What needs to be done: Reproduce the data exactly and drop any pictures it holds.

------------------------------------------------------------------------

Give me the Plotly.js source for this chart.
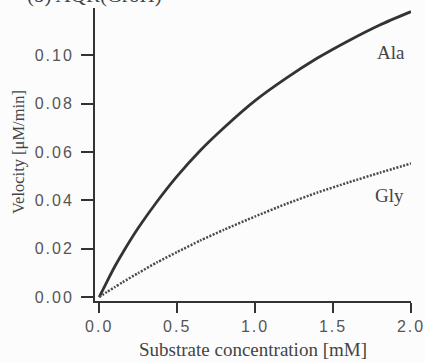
<!DOCTYPE html>
<html>
<head>
<meta charset="utf-8">
<script src="https://cdn.plot.ly/plotly-3.0.1.min.js"></script>
<style>
html,body{margin:0;padding:0;background:#fdfcfc;}
#chart{width:425px;height:363px;}
#chart .xtick text, #chart .ytick text{letter-spacing:2px;}
</style>
</head>
<body>
<div id="chart"></div>
<script>
var substrate = [0, 0.05, 0.1, 0.15, 0.25, 0.37, 0.5, 0.65, 0.8, 1.0, 1.2, 1.4, 1.6, 1.8, 2.0];
var alaVelocity = [0, 0.0064, 0.0126, 0.0182, 0.0285, 0.0394, 0.0500, 0.0607, 0.0700, 0.0812, 0.0905, 0.0988, 0.1060, 0.1125, 0.1180];
var glyVelocity = [0, 0.0021, 0.0041, 0.0061, 0.0099, 0.0143, 0.0186, 0.0234, 0.0278, 0.0333, 0.0385, 0.0432, 0.0474, 0.0514, 0.0552];
var xTicks = [0, 0.5, 1.0, 1.5, 2.0];
var xTickText = ["0.0", "0.5", "1.0", "1.5", "2.0"];
var yTicks = [0, 0.02, 0.04, 0.06, 0.08, 0.10];
var yTickText = ["0.00", "0.02", "0.04", "0.06", "0.08", "0.10"];
var seriesNames = ["Ala", "Gly"];
var panelTitle = "(b) AQR(GroH)";
var xTitle = "Substrate concentration [mM]";
var yTitle = "Velocity [μM/min]";

var traces = [
  {x: substrate, y: alaVelocity, name: seriesNames[0], mode: "lines", line: {color: "#333333", width: 2.8, shape: "spline", smoothing: 0.6}},
  {x: substrate, y: glyVelocity, name: seriesNames[1], mode: "lines", line: {color: "#4a4a4a", width: 2.5, dash: "2px,1.5px", shape: "spline", smoothing: 0.6}}
];

var serif = "Liberation Serif, Times New Roman, serif";
var sans = "Liberation Sans, Arial, sans-serif";

var ml = 95, mr = 14, mt = 8, mb = 62;
var pw = 425 - ml - mr, ph = 363 - mt - mb;

var layout = {
  width: 425, height: 363,
  margin: {l: ml, r: mr, t: mt, b: mb},
  paper_bgcolor: "#fdfcfc", plot_bgcolor: "#fdfcfc",
  showlegend: false,
  xaxis: {
    range: [-0.027, 2.0], tickvals: xTicks, ticktext: xTickText,
    showgrid: false, zeroline: false, showline: true, linecolor: "#333", linewidth: 2,
    ticks: "outside", ticklen: 10, tickwidth: 2, tickcolor: "#333",
    tickfont: {family: sans, size: 16, color: "#555"},
    title: {text: xTitle, font: {family: serif, size: 19, color: "#444"}, standoff: 8}
  },
  yaxis: {
    range: [-0.00165, 0.1195], tickvals: yTicks, ticktext: yTickText,
    showgrid: false, zeroline: false, showline: true, linecolor: "#333", linewidth: 2,
    ticks: "outside", ticklen: 12, tickwidth: 2, tickcolor: "#333",
    ticklabelstandoff: 4,
    tickfont: {family: sans, size: 16, color: "#555"}
  },
  annotations: [
    {x: 1.87, y: 0.101, xref: "x", yref: "y", text: seriesNames[0], showarrow: false, font: {family: serif, size: 19, color: "#444"}},
    {x: 1.86, y: 0.042, xref: "x", yref: "y", text: seriesNames[1], showarrow: false, font: {family: serif, size: 19, color: "#444"}},
    {x: (18 - ml) / pw, y: (363 - mb - 152) / ph, xref: "paper", yref: "paper", text: yTitle, textangle: -90, showarrow: false, xanchor: "center", yanchor: "middle", font: {family: serif, size: 16.5, color: "#444"}},
    {x: (164 - ml) / pw, y: (363 - mb + 5) / ph, xref: "paper", yref: "paper", text: panelTitle, showarrow: false, xanchor: "right", yanchor: "middle", font: {family: serif, size: 21, color: "#444"}}
  ]
};
Plotly.newPlot("chart", traces, layout, {displayModeBar: false, staticPlot: true});
</script>
</body>
</html>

------------------------------------------------------------------------

Result of this task:
Give me the Plotly.js source for this chart.
<!DOCTYPE html>
<html>
<head>
<meta charset="utf-8">
<script src="https://cdn.plot.ly/plotly-3.0.1.min.js"></script>
<style>
html,body{margin:0;padding:0;background:#fdfcfc;}
#chart{width:425px;height:363px;}
#chart .xtick text, #chart .ytick text{letter-spacing:2px;}
</style>
</head>
<body>
<div id="chart"></div>
<script>
var substrate = [0, 0.05, 0.1, 0.15, 0.25, 0.37, 0.5, 0.65, 0.8, 1.0, 1.2, 1.4, 1.6, 1.8, 2.0];
var alaVelocity = [0, 0.0064, 0.0126, 0.0182, 0.0285, 0.0394, 0.0500, 0.0607, 0.0700, 0.0812, 0.0905, 0.0988, 0.1060, 0.1125, 0.1180];
var glyVelocity = [0, 0.0021, 0.0041, 0.0061, 0.0099, 0.0143, 0.0186, 0.0234, 0.0278, 0.0333, 0.0385, 0.0432, 0.0474, 0.0514, 0.0552];
var xTicks = [0, 0.5, 1.0, 1.5, 2.0];
var xTickText = ["0.0", "0.5", "1.0", "1.5", "2.0"];
var yTicks = [0, 0.02, 0.04, 0.06, 0.08, 0.10];
var yTickText = ["0.00", "0.02", "0.04", "0.06", "0.08", "0.10"];
var seriesNames = ["Ala", "Gly"];
var panelTitle = "(b) AQR(GroH)";
var xTitle = "Substrate concentration [mM]";
var yTitle = "Velocity [μM/min]";

var traces = [
  {x: substrate, y: alaVelocity, name: seriesNames[0], mode: "lines", line: {color: "#333333", width: 2.8, shape: "spline", smoothing: 0.6}},
  {x: substrate, y: glyVelocity, name: seriesNames[1], mode: "lines", line: {color: "#4a4a4a", width: 2.5, dash: "2px,1.5px", shape: "spline", smoothing: 0.6}}
];

var serif = "Liberation Serif, Times New Roman, serif";
var sans = "Liberation Sans, Arial, sans-serif";

var ml = 95, mr = 14, mt = 8, mb = 62;
var pw = 425 - ml - mr, ph = 363 - mt - mb;

var layout = {
  width: 425, height: 363,
  margin: {l: ml, r: mr, t: mt, b: mb},
  paper_bgcolor: "#fdfcfc", plot_bgcolor: "#fdfcfc",
  showlegend: false,
  xaxis: {
    range: [-0.027, 2.0], tickvals: xTicks, ticktext: xTickText,
    showgrid: false, zeroline: false, showline: true, linecolor: "#333", linewidth: 2,
    ticks: "outside", ticklen: 10, tickwidth: 2, tickcolor: "#333",
    tickfont: {family: sans, size: 16, color: "#555"},
    title: {text: xTitle, font: {family: serif, size: 19, color: "#444"}, standoff: 8}
  },
  yaxis: {
    range: [-0.00165, 0.1195], tickvals: yTicks, ticktext: yTickText,
    showgrid: false, zeroline: false, showline: true, linecolor: "#333", linewidth: 2,
    ticks: "outside", ticklen: 12, tickwidth: 2, tickcolor: "#333",
    ticklabelstandoff: 4,
    tickfont: {family: sans, size: 16, color: "#555"}
  },
  annotations: [
    {x: 1.87, y: 0.101, xref: "x", yref: "y", text: seriesNames[0], showarrow: false, font: {family: serif, size: 19, color: "#444"}},
    {x: 1.86, y: 0.042, xref: "x", yref: "y", text: seriesNames[1], showarrow: false, font: {family: serif, size: 19, color: "#444"}},
    {x: (18 - ml) / pw, y: (363 - mb - 152) / ph, xref: "paper", yref: "paper", text: yTitle, textangle: -90, showarrow: false, xanchor: "center", yanchor: "middle", font: {family: serif, size: 16.5, color: "#444"}},
    {x: (164 - ml) / pw, y: (363 - mb + 5) / ph, xref: "paper", yref: "paper", text: panelTitle, showarrow: false, xanchor: "right", yanchor: "middle", font: {family: serif, size: 21, color: "#444"}}
  ]
};
Plotly.newPlot("chart", traces, layout, {displayModeBar: false, staticPlot: true});
</script>
</body>
</html>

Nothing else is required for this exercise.